The People’s Republic of China, like the rest of the world, still existed as of 19:30 PST on December 21st, 2012. U.F.O.-watchers had gathered in Hunan, anti-cult organisations had issued reassuring text messages, and the United Nations had denied on its official Sina Weibo account that it sold tickets for an ark. Meanwhile, the number of ‘Almighty God’ “cultists” detained by authorities reached 1,000 on Thursday. From Reuters:
In recent weeks, hundreds of members of the Almighty God group have clashed with police, sometimes outside government buildings, in central Henan, northern Shaanxi and southwestern Gansu provinces, according to photos on popular microblogs.
The government says it is a cult calling for a “decisive battle” to slay the “Red Dragon” Communist Party, and which has been spreading doomsday alerts related an old Mayan calendar seen by some as predicting “the end of the world” on December 21.
Police have now detained around 1,000 members the Almighty God group across some seven provinces, the People’s Daily reported on its website on Thursday, saying about 400 of them had been detained in the remote western province of Qinghai.
The group is also accused, according to Global Times, of “encouraging people to donate all of their belongings” to its leaders before the end arrived, a strategy also suggested by sceptical astrophysicist Neil deGrasse Tyson.
At The New York Review of Books, Ian Johnson argued that the crackdown reflects the Beijing’s growing uncertainty in the face of a broader religious resurgence.
It would be easy to see this as just a Chinese version of the global Mayan craze. And given the problems facing Xi Jinping, China’s new leader—among them a slowing economy and escalating tensions with maritime neighbors—groups like the Almighty God might seem like a sideshow.
But this would be a mistake. Following decades of suppression, religious movements have become a potent force in China, attracting hundreds of millions of Chinese. This has made groups like Almighty God a growing challenge for the new government. Above all, Beijing is struggling with the question of social control—how much it can continue to wield over an increasingly wealthy, educated, and assertive population.
Religion has become a focus for these tensions because China is undergoing a religious revival driven in part by widespread concern that age-old Chinese values have been eroded by “getting rich is glorious” economic modernization. Organized religion and other spiritual movements, such as Confucianism and efforts to protect traditional culture, are rapidly gaining traction. Many religious groups have decided they can’t wait for government approval and are simply organizing and seeing how the chips fall. To a surprising degree, they have succeeded: unregistered churches, lay Buddhist organizations, and clan-based charities have all developed under the government’s radar screen.
Much of the government’s unease arises from fear of foreign agitation, illustrated repeatedly by its insistence that the Dalai Lama is behind Tibetan self-immolations, and again this week by a set of leaked instructions on dealing with foreign missionary activity. From William Wan at The Washington Post:
The 16-page notice — obtained this month by a U.S.-based Christian group — uses language from the cold war era to depict a conspiracy by “overseas hostile forces” to infiltrate Chinese campuses under the guise of academic exchanges while their real intent is to use religion in “westernizing and dividing China.”
[…] The document talks about infiltration by religion as a whole, but it singles out Christianity as particularly dangerous and the United States as leading the effort.
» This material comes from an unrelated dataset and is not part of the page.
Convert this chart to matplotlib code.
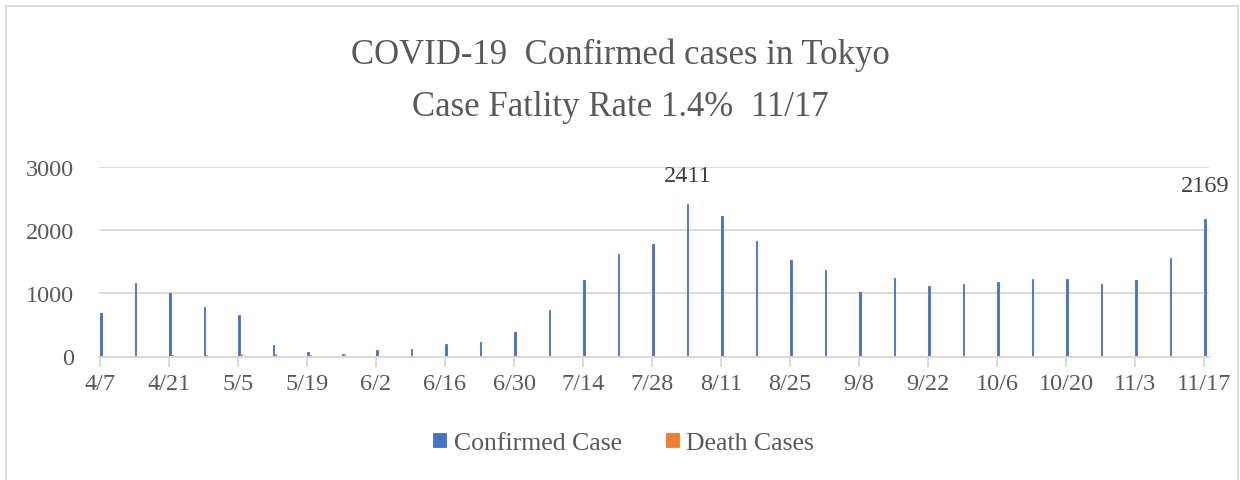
import matplotlib
matplotlib.use("Agg")
import matplotlib.pyplot as plt
import numpy as np
from matplotlib.patches import Rectangle

plt.rcParams['font.family'] = ['Liberation Serif', 'DejaVu Serif']

# Weekly dates (days since 4/7) and tick labels
week_labels = ["4/7", "4/14", "4/21", "4/28", "5/5", "5/12", "5/19", "5/26", "6/2", "6/9",
               "6/16", "6/23", "6/30", "7/7", "7/14", "7/21", "7/28", "8/4", "8/11", "8/18",
               "8/25", "9/1", "9/8", "9/15", "9/22", "9/29", "10/6", "10/13", "10/20", "10/27",
               "11/3", "11/10", "11/17"]
confirmed = [684, 1163, 1005, 779, 658, 189, 74, 45, 110, 126,
             205, 226, 384, 742, 1210, 1621, 1784, 2411, 2226, 1826,
             1526, 1374, 1026, 1247, 1121, 1153, 1179, 1232, 1226, 1142,
             1216, 1563, 2169]
deaths = [6, 10, 18, 22, 35, 40, 30, 42, 8, 3,
          2, 2, 2, 3, 3, 4, 5, 8, 10, 14,
          15, 12, 10, 9, 8, 6, 7, 6, 5, 6,
          5, 6, 8]
tick_labels = ["4/7", "4/21", "5/5", "5/19", "6/2", "6/16", "6/30", "7/14", "7/28",
               "8/11", "8/25", "9/8", "9/22", "10/6", "10/20", "11/3", "11/17"]
annotations = {17: "2411", 32: "2169"}

days = np.arange(len(week_labels)) * 7

text_col = "#595959"
grid_col = "#d9d9d9"
blue = "#4472C4"
orange = "#ED7D31"

fig = plt.figure(figsize=(12.4, 4.81), dpi=100)
ax = fig.add_axes([99/1240, 1 - 357.5/481, (1209 - 99)/1240, (357.5 - 168)/481])

# chart border
fig.patches.append(Rectangle((6/1240, -0.05), (1238 - 6)/1240, 1.05 - 7/481,
                             transform=fig.transFigure, fill=False,
                             edgecolor=grid_col, linewidth=1.3))

bw = 0.35
ax.bar(days + 0.2, confirmed, width=bw, color=blue, edgecolor=blue, linewidth=0.6,
       label="Confirmed Case", zorder=3)
ax.bar(days + 0.6, deaths, width=bw, color=orange, edgecolor=orange, linewidth=0.6,
       label="Death Cases", zorder=3)

for i, txt in annotations.items():
    ax.annotate(txt, (days[i] + 0.2, confirmed[i]), xytext=(0, 13 if i == 17 else 17),
                textcoords="offset points", ha="center", va="bottom",
                fontsize=17.5, color="#404040", annotation_clip=False)

ax.set_xlim(-0.2, 225)
ax.set_ylim(0, 3000)
ax.set_yticks([0, 1000, 2000, 3000])
ax.set_xticks(np.arange(len(tick_labels)) * 14)
ax.set_xticklabels(tick_labels)

ax.grid(axis="y", color=grid_col, linewidth=1.3, zorder=0)
for s in ["top", "right", "left"]:
    ax.spines[s].set_visible(False)
ax.spines["bottom"].set_color(grid_col)
ax.spines["bottom"].set_linewidth(1.3)
ax.spines["bottom"].set_zorder(4)
ax.tick_params(axis="x", colors=grid_col, length=7, width=1.3, labelcolor=text_col,
               labelsize=17.5, pad=5)
ax.tick_params(axis="y", length=0, labelcolor=text_col, labelsize=17.5, pad=18)

fig.text(0.5, 1 - 55/481, "COVID-19  Confirmed cases in Tokyo", ha="center", va="center",
         fontsize=25, color=text_col)
fig.text(0.5, 1 - 107/481, "Case Fatlity Rate 1.4%  11/17", ha="center", va="center",
         fontsize=25, color=text_col)

leg = fig.legend(loc="center", bbox_to_anchor=(0.503, 1 - 444/481), ncol=2, frameon=False,
                 fontsize=18.5, handlelength=0.5, handleheight=0.45, handletextpad=0.3,
                 columnspacing=1.7)
for t in leg.get_texts():
    t.set_color(text_col)

fig.savefig("out.png", dpi=100)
No other country or religion is mentioned by name.
[…] In the document, authorities warn that foreigners are using academic research, study abroad, English-language instruction and charitable work as pretexts to spread religion among China’s youths. “The intensity of infiltration is increasing,” the document reads. “You must not underestimate the current harm and the long-term effect of such phenomenon and you must take forceful measures.”
Religious groups were also described as a U.S.-backed threat in an essay which provoked fierce criticism after appearing in the overseas edition of People’s Daily in July. But discussing the leaked document on his Sinostand blog, the Economic Observer’s Eric Fish suggested that the authorities have mistaken the goals of missionary activity in China.
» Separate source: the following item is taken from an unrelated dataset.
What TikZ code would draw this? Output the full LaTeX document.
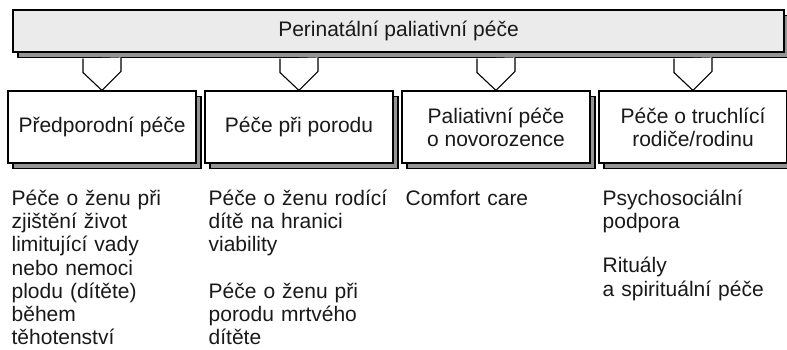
\documentclass[tikz,border=0pt]{standalone}
\usepackage{fontspec}
\setmainfont{Liberation Sans}
\usetikzlibrary{positioning,shadows,calc}

\begin{document}
\begin{tikzpicture}[x=1pt,y=1pt,node distance=197pt,on grid,
    every node/.style={font=\fontsize{21pt}{23.2pt}\selectfont,text=black!90},
    shad/.style={copy shadow={shadow xshift=5pt,shadow yshift=-5.5pt,fill=black!42,draw=black,line width=1.1pt}},
    topbox/.style={shad,draw,line width=1.1pt,fill=black!8,minimum width=771pt,minimum height=42pt,inner sep=0pt},
    carebox/.style={shad,draw,line width=1.1pt,fill=white,minimum width=188pt,minimum height=72pt,inner sep=0pt,align=center},
    list/.style={anchor=base west,align=left,text width=185pt,inner sep=0pt},
    chevron/.style={draw,line width=1.1pt,fill=white,line join=miter}]
    \useasboundingbox (0,0) rectangle (787,-350);
    	\node[topbox] (pp) at (398.5,-31) {Perinatální paliativní péče};
    	\node[carebox] (pre) at (102,-127) {Předporodní péče};
    \node[carebox] (por) [right=of pre] {Péče při porodu};
    \node[carebox] (nov) [right=of por] {Paliativní péče\\o novorozence};
    \node[carebox] (rod) [right=of nov] {Péče o truchlící\\rodiče/rodinu};
    \foreach \b in {pre,por,nov,rod}
        \draw[chevron] ($(\b.north|-pp.south)+(-19,-6)$) -- ++(0,-14) -- (\b.north)
              -- ++(19,19) -- ++(0,14);
    \node[list] (pre_l) at ($(pre.south west)+(4,-42)$) {Péče o ženu při\\zjištění život\\limitující vady\\nebo nemoci\\plodu (dítěte)\\během\\těhotenství};
    \node[list] (por_l) at ($(por.south west)+(4,-42)$) {Péče o ženu rodící\\dítě na hranici\\viability\\[23.2pt]Péče o ženu při\\porodu mrtvého\\dítěte};
    \node[list] (nov_l) at ($(nov.south west)+(4,-42)$) {Comfort care};
    \node[list] (rod_l) at ($(rod.south west)+(4,-42)$) {Psychosociální\\podpora\\[21pt]Rituály\\a spirituální péče};
	\end{tikzpicture}
\end{document}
As the document suggests, there are indeed thousands of these people in China; many of whom conduct activities that would raise legal issues even in Western democracies. I heard stories of teachers requiring students to attend Bible studies in order to pass their class. Many used Christian teaching materials and held English classes based on Biblical themes. I even heard about a teacher requiring his students to put on a play about the seven deadly sins that featured Jesus lugging a crucifix.
But a few things jumped out at me from this document. The first was how the government still fundamentally misunderstands what motivates Christian missionaries. To some degree, this is understandable. Chinese officials tend to be pragmatic worldly people with little exposure to religion. The idea that someone would spend so much time and resources changing others’ beliefs for no tangible reason makes no sense. That these missionaries feel duty-bound to a supernatural deity and believe they’re literally saving their converts just doesn’t register. Clearly, there must be some devious political agenda beneath that pious surface.
There are indeed those like Bob Fu who have explicit regime-change goals, but they seem to be a small minority. Most seem to consciously avoid even mentioning politics. They may expend disproportionate effort on students with political ambitions, but this is more in hopes of getting religious policy relaxed, not overthrowing the entire system.